"I have a potato chip can filled with rejection slips for other things I've written, so I decided to published it myself," she said.
Dietrich had 500 copies printed. The book sells for $15 and can be bought at several area locations, including the Heritage Center in Chambersburg, Pa., Penn National Estates Clubhouse and Dru's Books 'N Things in Wayne Heights Mall in Waynesboro, Pa., and the Mont Alto fire hall.
She will sign books Sept. 24 at the Penn State Mont Alto Fall Festival.
According to the book, Mont Alto was called Funkstown, after John Funk, its founder, who settled in the area in 1817. A sentence in the book says there are conflicting reports that Samuel Funk founded the town proper in 1807. The name changed to Mont Alto around 1878.
Dietrich said she didn't know if the Funkstown in Franklin County had any connection to the town of the same name in Washington County.
Her house at 210 Main St., the former Union Hotel, shows up on the map of Funkstown in the front of the book.
On the cover is a photo of a sampler that was made by Catharine Knepper in 1842 from wool from sheep from a local farm, Dietrich said.

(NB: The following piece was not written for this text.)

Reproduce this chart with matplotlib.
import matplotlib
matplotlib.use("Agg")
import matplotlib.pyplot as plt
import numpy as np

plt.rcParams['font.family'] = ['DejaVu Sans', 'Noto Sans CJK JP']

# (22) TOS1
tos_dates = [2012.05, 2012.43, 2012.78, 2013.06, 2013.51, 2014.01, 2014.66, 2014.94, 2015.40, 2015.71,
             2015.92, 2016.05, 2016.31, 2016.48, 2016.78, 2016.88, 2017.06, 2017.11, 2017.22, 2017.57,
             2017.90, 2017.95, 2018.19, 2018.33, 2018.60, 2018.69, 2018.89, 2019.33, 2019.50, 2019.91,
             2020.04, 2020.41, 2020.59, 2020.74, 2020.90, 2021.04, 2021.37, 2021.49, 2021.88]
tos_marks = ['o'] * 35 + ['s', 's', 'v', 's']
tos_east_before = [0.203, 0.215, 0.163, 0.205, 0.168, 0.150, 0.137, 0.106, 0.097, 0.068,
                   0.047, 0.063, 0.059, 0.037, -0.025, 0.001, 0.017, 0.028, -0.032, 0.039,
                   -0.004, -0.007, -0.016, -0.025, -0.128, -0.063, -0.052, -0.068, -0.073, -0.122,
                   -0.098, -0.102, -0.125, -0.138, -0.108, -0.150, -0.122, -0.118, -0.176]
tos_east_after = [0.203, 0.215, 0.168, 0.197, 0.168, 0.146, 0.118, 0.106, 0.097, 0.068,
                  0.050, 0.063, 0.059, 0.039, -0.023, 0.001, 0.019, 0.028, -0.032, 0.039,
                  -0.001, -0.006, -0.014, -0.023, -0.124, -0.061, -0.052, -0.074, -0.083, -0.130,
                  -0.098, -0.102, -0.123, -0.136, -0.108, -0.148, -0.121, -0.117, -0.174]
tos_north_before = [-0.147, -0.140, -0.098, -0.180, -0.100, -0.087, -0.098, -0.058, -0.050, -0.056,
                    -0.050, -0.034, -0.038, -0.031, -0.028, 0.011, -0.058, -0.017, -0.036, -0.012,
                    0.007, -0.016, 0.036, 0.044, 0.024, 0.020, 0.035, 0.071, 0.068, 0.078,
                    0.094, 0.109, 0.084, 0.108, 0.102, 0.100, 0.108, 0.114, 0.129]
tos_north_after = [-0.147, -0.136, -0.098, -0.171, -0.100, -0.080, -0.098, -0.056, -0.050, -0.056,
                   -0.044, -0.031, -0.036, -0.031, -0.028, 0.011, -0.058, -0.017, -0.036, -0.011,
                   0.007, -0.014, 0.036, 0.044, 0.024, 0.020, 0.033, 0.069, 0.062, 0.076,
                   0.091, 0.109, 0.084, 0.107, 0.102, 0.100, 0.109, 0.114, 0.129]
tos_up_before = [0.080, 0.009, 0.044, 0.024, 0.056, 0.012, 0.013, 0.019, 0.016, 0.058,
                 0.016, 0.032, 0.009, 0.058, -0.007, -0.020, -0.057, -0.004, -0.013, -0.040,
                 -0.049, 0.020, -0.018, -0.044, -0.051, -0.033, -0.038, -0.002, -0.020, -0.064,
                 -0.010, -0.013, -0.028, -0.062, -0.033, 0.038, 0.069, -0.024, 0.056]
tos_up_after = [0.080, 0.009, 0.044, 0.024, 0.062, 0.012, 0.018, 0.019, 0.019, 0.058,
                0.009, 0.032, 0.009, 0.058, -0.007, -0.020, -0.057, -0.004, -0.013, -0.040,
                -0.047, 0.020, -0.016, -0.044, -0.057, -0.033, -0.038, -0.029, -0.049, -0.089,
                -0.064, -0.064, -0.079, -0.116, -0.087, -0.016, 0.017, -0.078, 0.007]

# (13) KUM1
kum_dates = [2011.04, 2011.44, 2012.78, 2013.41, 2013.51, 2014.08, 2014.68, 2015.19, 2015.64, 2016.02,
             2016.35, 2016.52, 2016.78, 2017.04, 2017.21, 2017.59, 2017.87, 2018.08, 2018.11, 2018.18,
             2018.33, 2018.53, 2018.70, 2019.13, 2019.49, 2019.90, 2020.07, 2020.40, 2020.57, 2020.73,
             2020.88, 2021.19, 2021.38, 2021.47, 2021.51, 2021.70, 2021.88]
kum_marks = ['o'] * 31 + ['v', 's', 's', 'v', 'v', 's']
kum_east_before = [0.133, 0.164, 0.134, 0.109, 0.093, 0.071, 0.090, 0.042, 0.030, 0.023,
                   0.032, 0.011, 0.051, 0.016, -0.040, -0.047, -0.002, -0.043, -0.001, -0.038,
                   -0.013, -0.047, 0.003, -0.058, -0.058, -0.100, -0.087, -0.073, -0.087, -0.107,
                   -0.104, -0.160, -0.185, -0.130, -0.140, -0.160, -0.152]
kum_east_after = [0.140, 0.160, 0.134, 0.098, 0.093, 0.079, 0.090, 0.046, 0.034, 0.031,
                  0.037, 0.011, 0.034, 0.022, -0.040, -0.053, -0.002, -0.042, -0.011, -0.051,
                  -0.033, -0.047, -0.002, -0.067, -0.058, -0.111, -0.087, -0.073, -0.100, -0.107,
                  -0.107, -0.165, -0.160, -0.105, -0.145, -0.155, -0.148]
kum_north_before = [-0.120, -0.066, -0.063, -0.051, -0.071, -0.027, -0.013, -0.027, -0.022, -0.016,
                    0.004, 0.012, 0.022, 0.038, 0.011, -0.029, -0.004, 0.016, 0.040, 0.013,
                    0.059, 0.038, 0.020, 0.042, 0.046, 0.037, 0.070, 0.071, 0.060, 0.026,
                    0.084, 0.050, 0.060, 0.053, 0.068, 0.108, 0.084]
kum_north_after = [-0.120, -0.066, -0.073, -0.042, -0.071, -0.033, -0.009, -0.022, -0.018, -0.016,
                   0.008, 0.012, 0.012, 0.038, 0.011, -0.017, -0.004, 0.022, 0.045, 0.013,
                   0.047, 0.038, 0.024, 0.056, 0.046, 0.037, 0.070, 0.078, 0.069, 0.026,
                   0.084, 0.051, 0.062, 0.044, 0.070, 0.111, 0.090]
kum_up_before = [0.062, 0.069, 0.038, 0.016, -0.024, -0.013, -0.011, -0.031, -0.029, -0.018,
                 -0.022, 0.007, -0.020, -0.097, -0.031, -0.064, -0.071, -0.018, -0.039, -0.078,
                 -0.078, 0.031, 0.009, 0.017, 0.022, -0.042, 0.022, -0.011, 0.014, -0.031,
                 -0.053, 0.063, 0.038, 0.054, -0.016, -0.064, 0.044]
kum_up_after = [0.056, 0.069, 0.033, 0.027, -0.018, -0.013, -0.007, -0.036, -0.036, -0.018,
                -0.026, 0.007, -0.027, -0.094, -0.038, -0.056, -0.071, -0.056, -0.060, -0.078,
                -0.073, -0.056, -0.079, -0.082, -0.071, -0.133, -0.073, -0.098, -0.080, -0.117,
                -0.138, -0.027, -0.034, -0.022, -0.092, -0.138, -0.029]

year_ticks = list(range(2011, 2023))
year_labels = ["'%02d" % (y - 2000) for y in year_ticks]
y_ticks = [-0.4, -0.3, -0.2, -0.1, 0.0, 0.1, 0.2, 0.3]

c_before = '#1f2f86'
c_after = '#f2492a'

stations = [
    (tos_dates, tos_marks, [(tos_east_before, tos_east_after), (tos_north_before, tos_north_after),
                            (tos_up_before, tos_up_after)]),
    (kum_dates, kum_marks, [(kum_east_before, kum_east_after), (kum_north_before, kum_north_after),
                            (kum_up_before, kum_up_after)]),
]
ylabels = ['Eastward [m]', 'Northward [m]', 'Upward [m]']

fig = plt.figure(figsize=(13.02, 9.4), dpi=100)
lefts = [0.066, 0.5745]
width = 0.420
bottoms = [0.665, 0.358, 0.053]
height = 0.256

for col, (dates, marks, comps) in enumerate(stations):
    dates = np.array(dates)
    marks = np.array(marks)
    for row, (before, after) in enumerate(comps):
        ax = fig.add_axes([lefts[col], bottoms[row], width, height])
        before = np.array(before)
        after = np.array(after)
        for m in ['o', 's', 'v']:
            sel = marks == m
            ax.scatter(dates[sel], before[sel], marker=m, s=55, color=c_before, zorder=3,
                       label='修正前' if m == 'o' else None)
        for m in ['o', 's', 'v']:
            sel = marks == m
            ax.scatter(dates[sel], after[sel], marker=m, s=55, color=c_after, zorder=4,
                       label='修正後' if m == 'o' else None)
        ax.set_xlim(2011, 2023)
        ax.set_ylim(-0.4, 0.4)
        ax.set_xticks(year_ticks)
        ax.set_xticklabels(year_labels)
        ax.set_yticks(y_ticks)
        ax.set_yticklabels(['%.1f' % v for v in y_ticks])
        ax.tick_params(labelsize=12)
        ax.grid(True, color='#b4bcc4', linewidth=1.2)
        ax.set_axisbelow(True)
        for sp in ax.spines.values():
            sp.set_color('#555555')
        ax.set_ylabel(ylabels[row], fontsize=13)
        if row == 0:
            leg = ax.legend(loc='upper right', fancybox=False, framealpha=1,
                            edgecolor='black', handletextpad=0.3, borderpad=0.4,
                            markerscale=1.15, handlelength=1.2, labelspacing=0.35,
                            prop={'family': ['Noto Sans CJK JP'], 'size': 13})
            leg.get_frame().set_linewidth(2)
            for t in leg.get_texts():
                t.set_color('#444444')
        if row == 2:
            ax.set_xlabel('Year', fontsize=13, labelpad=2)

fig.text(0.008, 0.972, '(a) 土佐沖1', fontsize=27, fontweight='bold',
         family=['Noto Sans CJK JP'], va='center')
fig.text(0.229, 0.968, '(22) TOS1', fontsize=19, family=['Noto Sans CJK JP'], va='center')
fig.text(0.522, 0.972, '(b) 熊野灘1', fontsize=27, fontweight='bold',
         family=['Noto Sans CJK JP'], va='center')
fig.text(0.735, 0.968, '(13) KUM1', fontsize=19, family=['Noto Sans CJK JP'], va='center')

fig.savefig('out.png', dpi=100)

The town's early history stems from the iron furnace that gave the small community a "company town appearance," Dietrich said in her book.
The book's narrative and photos show slices of life through the 19th and 20th centuries.

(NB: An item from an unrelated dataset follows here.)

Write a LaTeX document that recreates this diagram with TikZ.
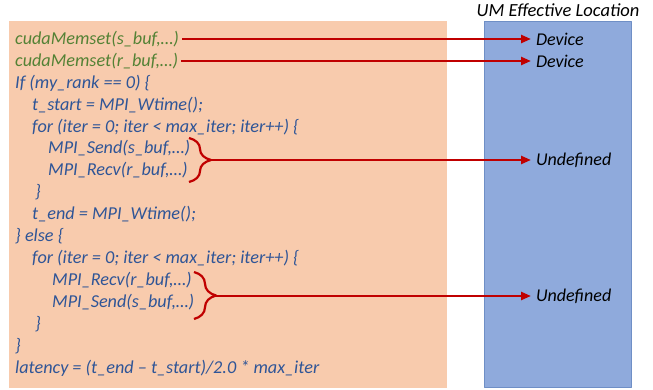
\documentclass[tikz,border=0pt]{standalone}
\usepackage{fontspec}
\setmainfont{Carlito}
\usetikzlibrary{arrows.meta,decorations.pathreplacing,positioning}
\definecolor{umorange}{HTML}{F8CBAD}
\definecolor{umblue}{HTML}{8FAADC}
\definecolor{umedge}{HTML}{6F8FC6}
\definecolor{umgreen}{HTML}{548235}
\definecolor{umcode}{HTML}{2F5597}
\definecolor{umred}{HTML}{C00000}

\begin{document}
\begin{tikzpicture}[x=1pt,y=-1pt,line join=round,
  code/.style={anchor=west,inner sep=3pt,text=umcode,font=\itshape\fontsize{18.2}{21}\selectfont},
  init/.style={code,text=umgreen},
  loc/.style={anchor=west,inner sep=0pt,outer sep=5pt,font=\itshape\fontsize{18}{21}\selectfont},
  flow/.style={umred,line width=2.4pt,-{Triangle[length=10pt,width=8pt]}},
  curly/.style={umred,line width=2.2pt,decorate,decoration={brace,amplitude=22pt}}]
\path[use as bounding box] (0,0) rectangle (653,389);
\fill[white] (0,0) rectangle (653,389);

% code panel and location column
\fill[umorange] (9,21) rectangle (447,388);
\filldraw[fill=umblue,draw=umedge,line width=.8pt] (484,21) rectangle (631,387);
\node[font=\itshape\fontsize{18.5}{21}\selectfont] (title) at (558,10) {UM Effective Location};

% code lines
\node[init] (ms1) at (12,39) {cudaMemset(s\_buf,…)};
\node[init] (ms2) at (12,61) {cudaMemset(r\_buf,…)};
\node[code] (if0) at (12,83) {If (my\_rank == 0) \{};
\node[code] (ts) at (29,105) {t\_start = MPI\_Wtime();};
\node[code] (for0) at (29,127) {for (iter = 0; iter < max\_iter; iter++) \{};
\node[code] (snd0) at (45,148) {MPI\_Send(s\_buf,…)};
\node[code] (rcv0) at (45,170) {MPI\_Recv(r\_buf,…)};
\node[code] (cl0) at (32,192) {\}};
\node[code] (te) at (29,214) {t\_end = MPI\_Wtime();};
\node[code] (els) at (12,236) {\} else \{};
\node[code] (for1) at (29,258) {for (iter = 0; iter < max\_iter; iter++) \{};
\node[code] (rcv1) at (49,280) {MPI\_Recv(r\_buf,…)};
\node[code] (snd1) at (49,302) {MPI\_Send(s\_buf,…)};
\node[code] (cl1) at (32,324) {\}};
\node[code] (cl2) at (12,346) {\}};
\node[code] (lat) at (12,368) {latency = (t\_end – t\_start)/2.0 * max\_iter};

% locations
\node[loc] (dev1) at (531,39) {Device};
\node[loc] (dev2) at (531,61) {Device};
\node[loc] (und0) at (531,160) {Undefined};
\node[loc] (und1) at (531,296) {Undefined};

% braces round the send/recv pairs
\draw[curly] (189,138) -- (189,182);
\draw[curly] (194,272) -- (194,319);
\coordinate (br0) at (211,160);
\coordinate (br1) at (216,296);

% arrows
\draw[flow] (ms1.east) -- (dev1);
\draw[flow] (ms2.east) -- (dev2);
\draw[flow] (br0) -- (und0);
\draw[flow] (br1) -- (und1);
\end{tikzpicture}
\end{document}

At one time, three hotels catered to visitors to Mont Alto - the Union, the Clyde and Shank's. The thriving iron industry and the tuberculosis sanitarium in nearby South Mountain drew people to the area, she said.
Dietrich, a Baltimore native, ended up in Mont Alto because of her late husband, Daniel Dietrich. A U.S. Army colonel, he was stationed at Fort Ritchie. She became post historian at Fort Ritchie.
She has written many historical articles for area newspapers and other publications. She writes a monthly column on activities at Renfrew Museum and Park for a Waynesboro newspaper titled Something to Crow About.
Dietrich also speaks to area groups and organizations on historic topics.
Art is a primary interest. In her large home, she founded A Little Gallery of Mont Alto, which represented the works of artists and craftspeople in the Cumberland Valley.
The gallery held about 10 shows a year, she said. It closed in 1996.
"I was turning 70 and I wanted to paint and travel," she said. "I had the gallery for 20 years, and 20 seemed like a good round number to end on."
She is a student of noted area artist Lester Stone. Many of Dietrich's works hang throughout her home.